While Volunteers have served in most sectors and departments during the 40-year history of the Peace Corps in Samoa, the largest numbers have served in the Department of Education as classroom teachers and advisors. Peace Corps Volunteers have taught and been involved in educating tens of thousands of Samoan children. They have helped build the capacity of local teachers by serving in classrooms for two years, allowing Samoan teachers to attend the National University of Samoa full-time, enhancing their education and teaching skills. Volunteers have taught in a variety of subject areas, including science, business, mathematics, and computer studies. Prime Minister Tuilaepa Sailele Malielegaoi and other Samoans are happy to share stories about their favorite Pisikoa who taught them in school or lived with their family. To date, more than 1,760 Volunteers have served in Samoa.
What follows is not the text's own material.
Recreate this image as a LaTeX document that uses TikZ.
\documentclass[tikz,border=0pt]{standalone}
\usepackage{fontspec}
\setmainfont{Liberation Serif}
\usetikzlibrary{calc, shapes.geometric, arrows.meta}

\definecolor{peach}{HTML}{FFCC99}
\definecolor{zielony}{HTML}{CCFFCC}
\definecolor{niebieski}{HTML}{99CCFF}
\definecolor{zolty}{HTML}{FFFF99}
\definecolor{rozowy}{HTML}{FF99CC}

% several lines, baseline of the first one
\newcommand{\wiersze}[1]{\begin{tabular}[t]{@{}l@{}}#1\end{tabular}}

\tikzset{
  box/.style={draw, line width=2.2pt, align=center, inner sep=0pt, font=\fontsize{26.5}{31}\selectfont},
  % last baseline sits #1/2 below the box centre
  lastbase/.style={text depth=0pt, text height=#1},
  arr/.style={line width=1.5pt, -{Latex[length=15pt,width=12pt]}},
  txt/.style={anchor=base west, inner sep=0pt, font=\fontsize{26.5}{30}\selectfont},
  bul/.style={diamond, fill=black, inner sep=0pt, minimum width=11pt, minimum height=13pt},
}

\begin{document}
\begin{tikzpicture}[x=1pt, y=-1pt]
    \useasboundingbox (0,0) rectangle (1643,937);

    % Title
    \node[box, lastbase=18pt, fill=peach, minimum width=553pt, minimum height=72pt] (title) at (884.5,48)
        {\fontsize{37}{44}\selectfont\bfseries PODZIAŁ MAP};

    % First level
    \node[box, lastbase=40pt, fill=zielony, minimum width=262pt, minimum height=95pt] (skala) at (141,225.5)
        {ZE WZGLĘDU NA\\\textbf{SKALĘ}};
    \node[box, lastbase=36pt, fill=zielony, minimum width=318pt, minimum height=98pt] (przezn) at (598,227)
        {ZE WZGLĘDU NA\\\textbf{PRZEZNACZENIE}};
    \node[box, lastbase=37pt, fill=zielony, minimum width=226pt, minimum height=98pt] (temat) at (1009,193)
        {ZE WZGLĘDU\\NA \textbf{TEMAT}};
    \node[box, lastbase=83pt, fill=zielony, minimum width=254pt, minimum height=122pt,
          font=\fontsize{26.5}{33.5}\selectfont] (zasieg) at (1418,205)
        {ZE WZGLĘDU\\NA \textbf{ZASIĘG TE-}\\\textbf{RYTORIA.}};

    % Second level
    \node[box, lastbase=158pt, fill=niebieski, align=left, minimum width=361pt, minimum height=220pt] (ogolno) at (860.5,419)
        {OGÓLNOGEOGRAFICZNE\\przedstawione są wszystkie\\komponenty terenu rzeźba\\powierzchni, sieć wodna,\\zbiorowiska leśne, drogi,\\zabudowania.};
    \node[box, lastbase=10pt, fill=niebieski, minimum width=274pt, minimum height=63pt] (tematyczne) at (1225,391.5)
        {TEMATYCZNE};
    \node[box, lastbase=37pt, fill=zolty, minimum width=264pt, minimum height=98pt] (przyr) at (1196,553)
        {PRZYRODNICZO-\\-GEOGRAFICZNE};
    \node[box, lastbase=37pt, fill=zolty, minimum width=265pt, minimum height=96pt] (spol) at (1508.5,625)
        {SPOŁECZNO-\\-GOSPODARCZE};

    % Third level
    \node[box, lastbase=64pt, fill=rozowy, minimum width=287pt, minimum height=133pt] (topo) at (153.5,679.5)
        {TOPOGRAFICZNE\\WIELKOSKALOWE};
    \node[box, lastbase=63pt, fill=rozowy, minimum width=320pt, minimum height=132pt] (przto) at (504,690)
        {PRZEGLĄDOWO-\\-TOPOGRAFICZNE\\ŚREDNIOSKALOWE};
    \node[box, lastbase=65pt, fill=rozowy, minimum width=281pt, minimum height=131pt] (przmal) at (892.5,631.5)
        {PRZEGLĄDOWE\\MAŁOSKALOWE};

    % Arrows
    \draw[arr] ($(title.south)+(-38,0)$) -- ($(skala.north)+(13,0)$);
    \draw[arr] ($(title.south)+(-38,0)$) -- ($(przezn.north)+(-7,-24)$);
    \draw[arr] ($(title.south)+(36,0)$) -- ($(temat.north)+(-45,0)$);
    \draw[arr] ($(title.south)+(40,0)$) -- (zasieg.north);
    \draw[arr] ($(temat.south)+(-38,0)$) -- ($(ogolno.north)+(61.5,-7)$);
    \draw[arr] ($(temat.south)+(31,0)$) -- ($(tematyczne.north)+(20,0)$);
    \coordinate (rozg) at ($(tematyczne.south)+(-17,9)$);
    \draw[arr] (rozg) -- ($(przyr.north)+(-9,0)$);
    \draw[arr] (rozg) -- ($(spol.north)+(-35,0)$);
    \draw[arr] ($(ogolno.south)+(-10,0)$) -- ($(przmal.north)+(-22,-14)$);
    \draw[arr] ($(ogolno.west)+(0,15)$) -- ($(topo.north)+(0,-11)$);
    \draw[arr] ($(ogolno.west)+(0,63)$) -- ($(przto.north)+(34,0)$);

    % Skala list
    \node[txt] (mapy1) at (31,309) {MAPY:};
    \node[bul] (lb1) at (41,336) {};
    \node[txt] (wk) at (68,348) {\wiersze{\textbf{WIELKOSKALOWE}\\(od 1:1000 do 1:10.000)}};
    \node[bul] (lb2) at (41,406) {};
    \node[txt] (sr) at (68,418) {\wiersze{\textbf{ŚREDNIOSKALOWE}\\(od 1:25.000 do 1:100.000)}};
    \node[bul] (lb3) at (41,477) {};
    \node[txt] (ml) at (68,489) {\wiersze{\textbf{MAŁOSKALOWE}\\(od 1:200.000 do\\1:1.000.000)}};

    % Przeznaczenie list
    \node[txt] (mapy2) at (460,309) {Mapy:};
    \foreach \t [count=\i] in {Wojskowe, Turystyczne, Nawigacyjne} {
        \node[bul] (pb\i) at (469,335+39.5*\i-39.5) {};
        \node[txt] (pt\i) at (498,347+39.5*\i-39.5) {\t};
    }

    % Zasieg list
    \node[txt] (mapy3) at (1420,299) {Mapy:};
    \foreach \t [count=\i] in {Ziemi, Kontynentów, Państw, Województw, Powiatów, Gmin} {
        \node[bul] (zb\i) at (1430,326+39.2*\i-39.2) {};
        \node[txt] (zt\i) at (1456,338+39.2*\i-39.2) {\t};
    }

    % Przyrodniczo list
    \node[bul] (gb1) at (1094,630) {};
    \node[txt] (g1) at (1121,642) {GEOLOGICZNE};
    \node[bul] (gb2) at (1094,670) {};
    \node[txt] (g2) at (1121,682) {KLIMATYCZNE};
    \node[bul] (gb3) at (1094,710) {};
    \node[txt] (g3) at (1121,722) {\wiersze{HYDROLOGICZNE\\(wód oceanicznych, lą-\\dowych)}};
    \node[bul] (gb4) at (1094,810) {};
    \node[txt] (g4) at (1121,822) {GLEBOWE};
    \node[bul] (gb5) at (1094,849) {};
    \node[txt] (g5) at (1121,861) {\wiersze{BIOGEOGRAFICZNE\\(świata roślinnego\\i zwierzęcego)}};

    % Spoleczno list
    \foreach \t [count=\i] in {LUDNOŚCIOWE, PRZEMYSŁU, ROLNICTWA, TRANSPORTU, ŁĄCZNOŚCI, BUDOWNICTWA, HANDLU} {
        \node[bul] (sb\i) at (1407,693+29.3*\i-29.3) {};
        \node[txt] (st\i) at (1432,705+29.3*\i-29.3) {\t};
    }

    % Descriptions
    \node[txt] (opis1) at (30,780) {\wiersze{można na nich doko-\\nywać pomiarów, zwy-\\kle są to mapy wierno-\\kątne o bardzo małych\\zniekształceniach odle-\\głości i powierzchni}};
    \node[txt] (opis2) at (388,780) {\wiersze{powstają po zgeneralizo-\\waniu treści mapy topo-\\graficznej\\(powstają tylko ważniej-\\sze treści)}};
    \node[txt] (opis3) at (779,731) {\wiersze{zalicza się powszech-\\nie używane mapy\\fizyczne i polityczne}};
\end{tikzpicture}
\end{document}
Future of Peace Corps Programming in Samoa
Having worked for several decades on building the capacity of educators in Samoa and wanting to focus on other project areas, the education project was graduated in December 2003.
In June 2001, in cooperation and partnership with the Government of Samoa, Peace Corps/Samoa began two new projects: village-based development (VBD) and capacity building (CB). The VBD project includes the Future Farmers of Samoa (FFS) program and an integrated coastal management (ICM) initiative, while the CB project includes information and communication technology (ICT), special needs education (SNE), and mentoring in technical and professional areas (MTPA). These projects remain the core of the Peace Corps’ development assistance to Samoa.
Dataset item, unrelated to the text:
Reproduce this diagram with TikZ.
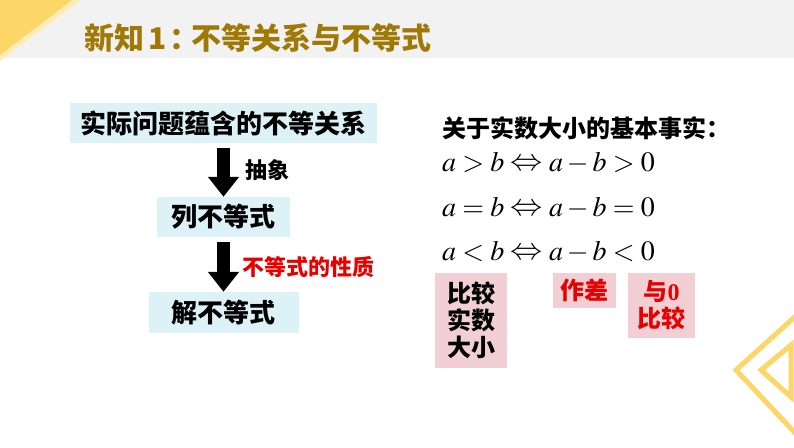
\documentclass[tikz,border=0pt]{standalone}
\usepackage[no-math]{fontspec}
\usepackage{mathptmx}
\newfontfamily\cjk{Noto Sans CJK SC}
\newfontfamily\tms{Liberation Serif}
\usetikzlibrary{arrows.meta}
\definecolor{hdrgray}{RGB}{242,242,242}
\definecolor{gold}{RGB}{252,214,102}
\definecolor{goldlight}{RGB}{255,236,185}
\definecolor{titlec}{RGB}{160,120,5}
\definecolor{cyanbox}{RGB}{221,242,247}
\definecolor{pinkbox}{RGB}{242,207,212}
\definecolor{redtxt}{RGB}{230,0,0}
\newcommand{\bigiff}{\mathrel{\raisebox{0.5pt}{\scalebox{1.15}[1.1]{$\Leftrightarrow$}}}}
\begin{document}
\begin{tikzpicture}[x=1pt,y=-1pt,
  flowbox/.style={fill=cyanbox, inner sep=0pt, minimum height=40pt, font=\cjk\bfseries\fontsize{26}{30}\selectfont, text=black},
  pinkb/.style={fill=pinkbox, inner sep=0pt, align=center, font=\cjk\bfseries\fontsize{24}{27}\selectfont},
  blockarrow/.style={line width=13pt, -{Triangle[width=30pt,length=20pt]}, shorten <=5pt},
  steplabel/.style={anchor=west, inner sep=0pt, font=\cjk\bfseries\fontsize{22}{26}\selectfont},
  mathline/.style={anchor=west, inner sep=0pt, font=\fontsize{28}{32}\selectfont},
  chevron/.style={draw=gold, line width=5pt, line join=miter}]
\fill[white] (0,0) rectangle (794,447);
\useasboundingbox (0,0) rectangle (794,447);
% header
\fill[hdrgray] (0,0) rectangle (794,58);
\fill[goldlight] (0,0) -- (81,0) -- (0,61) -- cycle;
\fill[gold] (0,0) -- (72,0) -- (0,55) -- cycle;
\node[anchor=west, inner sep=0pt, text=titlec, font=\cjk\bfseries\fontsize{30}{34}\selectfont] (title) at (84,38) {新知\hspace{4pt}1\hspace{3pt}：\hspace{-8pt}不等关系与不等式};
% flow
\node[flowbox, minimum width=307pt] (b1) at (223.5,123) {实际问题蕴含的不等关系};
\node[flowbox, minimum width=133pt] (b2) at (223.5,217) {列不等式};
\node[flowbox, minimum width=150pt, minimum height=41pt] (b3) at (223.5,312.5) {解不等式};
\draw[blockarrow] (b1.south) -- (b2.north);
\draw[blockarrow] (b2.south) -- (b3.north);
\node[steplabel] (l1) at (245,170) {抽象};
\node[steplabel, text=redtxt] (l2) at (242,267) {不等式的性质};
% facts
\node[anchor=west, inner sep=0pt, font=\cjk\bfseries\fontsize{24}{28}\selectfont] (facts) at (442,128) {关于实数大小的基本事实：};
\node[mathline] (m1) at (442,163) {$a>b\bigiff a-b>0$};
\node[mathline] (m2) at (442,208) {$a=b\bigiff a-b=0$};
\node[mathline] (m3) at (442,252) {$a<b\bigiff a-b<0$};
\node[pinkb, minimum width=72pt, minimum height=95pt] (p1) at (471,320.5) {比较\\实数\\大小};
\node[pinkb, text=redtxt, minimum width=63pt, minimum height=35pt] (p2) at (584.5,290.5) {作差};
\node[pinkb, text=redtxt, minimum width=67pt, minimum height=65pt] (p3) at (661.5,305.5) {与{\tms\bfseries 0}\\比较};
% decoration
\draw[chevron] (798,314) -- (736,370) -- (798,436);
\draw[chevron] (791,345) -- (761,370) -- (791,397) -- cycle;
\end{tikzpicture}
\end{document}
In the VBD project, Volunteers work with rural communities to help them articulate their common vision for the future and to assist them in identifying their assets, mobilizing local resources, and accessing additional services to help them achieve their vision. As part of these efforts, Volunteers often facilitate, with their village counterparts, the design and management of small-scale projects in numerous sectors, including health, agriculture, youth, and income generation. Volunteers with the Future Farmers of Samoa project are helping make agriculture a profession of first choice in Samoa. ICM Volunteers work with various local organizations and communities to incorporate marine education and awareness into science classes, develop environmental projects, and assist with the monitoring and protecting marine resources.
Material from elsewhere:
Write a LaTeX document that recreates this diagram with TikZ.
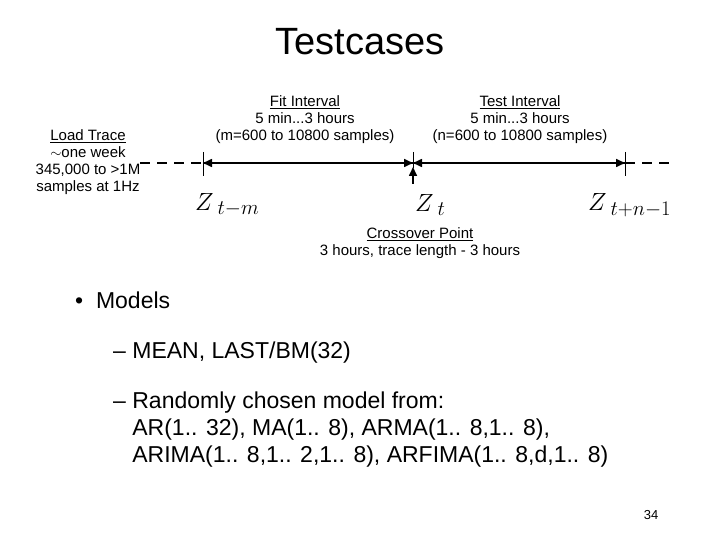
\documentclass[tikz,border=0pt]{standalone}
\usepackage{fontspec}
\setmainfont{Liberation Sans}
\usetikzlibrary{arrows.meta}
\begin{document}
\begin{tikzpicture}[x=1pt,y=-1pt,
  lbl/.style={font=\fontsize{15}{17}\selectfont,align=center,inner sep=0pt},
  zlab/.style={font=\fontsize{30}{30}\selectfont,anchor=west,inner sep=0pt},
  item/.style={font=\fontsize{23}{27}\selectfont,anchor=west,inner sep=0pt},
  tip/.style={-{Triangle[length=9pt,width=8pt]}},
  thick line/.style={line width=1.6pt}]
\useasboundingbox (0,0) rectangle (720,540);
\node[font=\fontsize{38}{40}\selectfont,inner sep=0pt] (title) at (360,42) {Testcases};
% timeline points
\coordinate (a0) at (140,163);
\coordinate (fit) at (203,163);
\coordinate (cross) at (413,163);
\coordinate (test) at (625,163);
\coordinate (a1) at (675,163);
\draw[thick line,dashed,dash pattern=on 10pt off 7pt] (a0) -- (fit);
\draw[thick line,dashed,dash pattern=on 10pt off 7pt] (test) -- (a1);
\draw[thick line] (fit) -- (test);
\draw[thick line,tip] (cross) -- (fit);
\draw[thick line,tip] (fit) -- (cross);
\draw[thick line,tip] (test) -- (cross);
\draw[thick line,tip] (cross) -- (test);
\draw[thin] (203,152) -- (203,176) (625,152) -- (625,176) (413,152) -- (413,168);
\coordinate (cb) at (413,184);
\draw[thick line,tip] (cb) -- (413,167);
\node[lbl] (fitl) at (305,120) {\underline{Fit Interval}\\5 min...3 hours\\(m=600 to 10800 samples)};
\node[lbl] (testl) at (520,120) {\underline{Test Interval}\\5 min...3 hours\\(n=600 to 10800 samples)};
\node[lbl] (load) at (88,162) {\underline{Load Trace}\\$\sim$one week\\345,000 to >1M\\samples at 1Hz};
\node[lbl] (crossl) at (420,243) {\underline{Crossover Point}\\3 hours, trace length - 3 hours};
\node[zlab] (z1) at (195,205) {$Z_{\;t-m}$};
\node[zlab] (z2) at (415,205) {$Z_{\;t}$};
\node[zlab] (z3) at (588,205) {$Z_{\;t+n-1}$};
\node[item] (b1) at (75,300) {\textbullet\ \ Models};
\node[item] (b2) at (113,353) {– MEAN, LAST/BM(32)};
\node[item,align=left,anchor=north west] (b3) at (113,392) {– Randomly chosen model from:\\\hphantom{– }AR(1.. 32), MA(1.. 8), ARMA(1.. 8,1.. 8),\\\hphantom{– }ARIMA(1.. 8,1.. 2,1.. 8), ARFIMA(1.. 8,d,1.. 8)};
\node[font=\fontsize{13}{15}\selectfont] (pg) at (651,515) {34};
\end{tikzpicture}
\end{document}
ICT Volunteers work primarily in schools and sometimes in offices as teachers, teacher trainers, curriculum developers, network programmers, systems administrators, and systems analysts. SNE Volunteers build understanding and skills in the schools and communities of Samoa for students with special needs and in early childhood and inclusive education. MTPA Volunteers work with local development agencies and government ministries on strategic planning, capacity building, program design and management, and systemizing day-to-day operations.
In 2006, Peace Corps/Samoa updated its vision to the following:
A dynamic community service-focused post, working in partnership with Samoa to achieve its vision by identifying and initiating new, enhancing current, and graduating sustainable programs, through the support of well-trained, safety-oriented, adaptable Volunteers in meaningful assignments committed to building understanding and capacity.